A Kyoto Protocol adaptation fund to be funded by the CDM levy as well as voluntary contributions.
An acknowledgment of the "need" for "new and additional" funding under the Convention, but no specific funding level identified and no new legal requirement on countries to provide funds.
A political pledge by the European Union and several other developed countries to contribute $410 million per year. (This figure includes contributions toward replenishment of the Global Environment Facility). Canada joined this political pledge, but not Japan or Australia.
Establishment of a new expert group on technology transfer.
The Protocol calls for establishment of procedures and mechanisms to address non-compliance with its provisions. This was one of the most contentious issues in Bonn. While final action on a compliance regime was deferred, major elements were defined:
The legal character of the compliance regime deferred. At the earliest, a compliance agreement establishing a binding regime would be adopted at the first meeting of Kyoto Protocol parties following the treaty's entry into force.

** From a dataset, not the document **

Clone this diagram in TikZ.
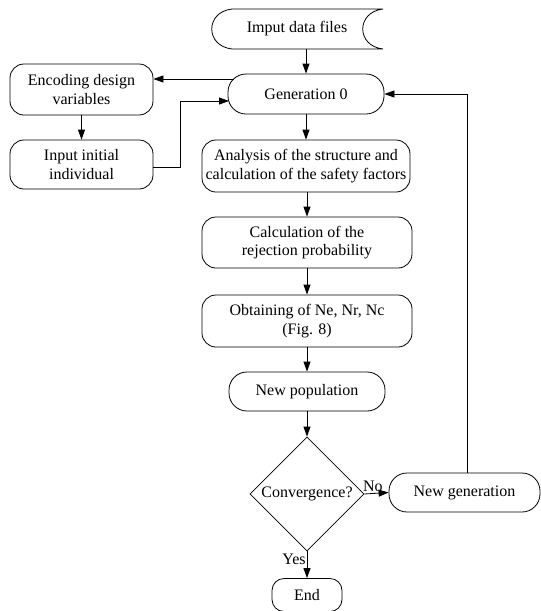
\documentclass[tikz,border=0pt]{standalone}
\usepackage{fontspec}
\setmainfont{Liberation Serif}
\usetikzlibrary{shapes.geometric,arrows.meta}
\begin{document}
\begin{tikzpicture}[x=1pt,y=-1pt,
  every node/.style={font=\fontsize{16}{18.5}\selectfont},
  ln/.style={line width=0.8pt},
  box/.style={draw,ln,rectangle,rounded corners=14pt,align=center,inner sep=0pt},
  pill/.style={box,rounded corners=18pt},
  arr/.style={ln,-{Triangle[length=10pt,width=7pt]}},
  dec/.style={draw,ln,diamond,shape aspect=1,inner sep=0pt,minimum width=114pt,minimum height=114pt}
]
\useasboundingbox (0,0) rectangle (541,611);
% input data shape
\draw[ln] (232,9) -- (383,9) .. controls (356,12) and (356,46) .. (383,49)
  -- (232,49) .. controls (205,46) and (205,12) .. (232,9);
\node (inp) at (297,29) [minimum width=171pt,minimum height=40pt,inner sep=0pt] {Imput data files};

\node[pill,minimum width=156pt,minimum height=40pt] (gen) at (306,94) {Generation 0};
\node[box,minimum width=143pt,minimum height=51pt] (enc) at (81.5,89.5) {Encoding design\\variables};
\node[box,minimum width=143pt,minimum height=49pt] (ini) at (81.5,164.5) {Input initial\\individual};
\node[box,minimum width=208pt,minimum height=52pt] (ana) at (306,166) {Analysis of the structure and\\calculation of the safety factors};
\node[box,minimum width=210pt,minimum height=51pt] (cal) at (307,242.5) {Calculation of the\\rejection probability};
\node[box,minimum width=210pt,minimum height=52pt] (obt) at (307,321) {Obtaining of Ne, Nr, Nc\\(Fig. 8)};
\node[pill,minimum width=156pt,minimum height=39pt] (newp) at (307,391.5) {New population};
\node[dec] (conv) at (307,494) {Convergence?};
\node[pill,minimum width=151pt,minimum height=39pt] (newg) at (464.5,492.5) {New generation};
\node[box,rounded corners=12pt,minimum width=70pt,minimum height=33pt] (end) at (307,595) {End};

% connectors
\draw[arr] (inp.south -| gen.north) -- (gen.north);
\coordinate (gA) at (234,79);
\draw[arr] (gA) -- (gA -| enc.east);
\draw[arr] (enc.south) -- (ini.north);
\coordinate (b1) at (180,167);
\coordinate (b2) at (180,101);
\coordinate (gB) at (229,101);
\draw[arr] (b1 -| ini.east) -- (b1) -- (b2) -- (gB);
\draw[arr] (gen.south) -- (ana.north -| gen.south);
\draw[arr] (ana.south -| cal.north) -- (cal.north);
\draw[arr] (cal.south) -- (obt.north);
\draw[arr] (obt.south) -- (newp.north);
\draw[arr] (newp.south) -- (conv.north);
\draw[arr] (conv.south) -- node[pos=0.3,anchor=east,inner sep=1pt] {Yes} (end.north);
\draw[arr] (conv.east) -- node[pos=0.35,anchor=south,inner sep=1pt] {No} (newg.west);
\coordinate (fb) at (467,94);
\draw[arr] (fb |- newg.north) -- (fb) -- (gen.east |- fb);
\end{tikzpicture}
\end{document}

Consequences for failing to meet an emissions target include the following: Restoration of tons at a rate of 1.3 to 1 (a country must make up its shortfall, plus 30 percent, in the next target period).
Suspension of eligibility to sell credits
A compliance action plan (CAP). Developing countries to hold majority of seats on both the enforcement and facilitative branches of the Compliance Committee. In the absence of consensus, decisions must be approved by a majority of both of developed country and developing country representatives.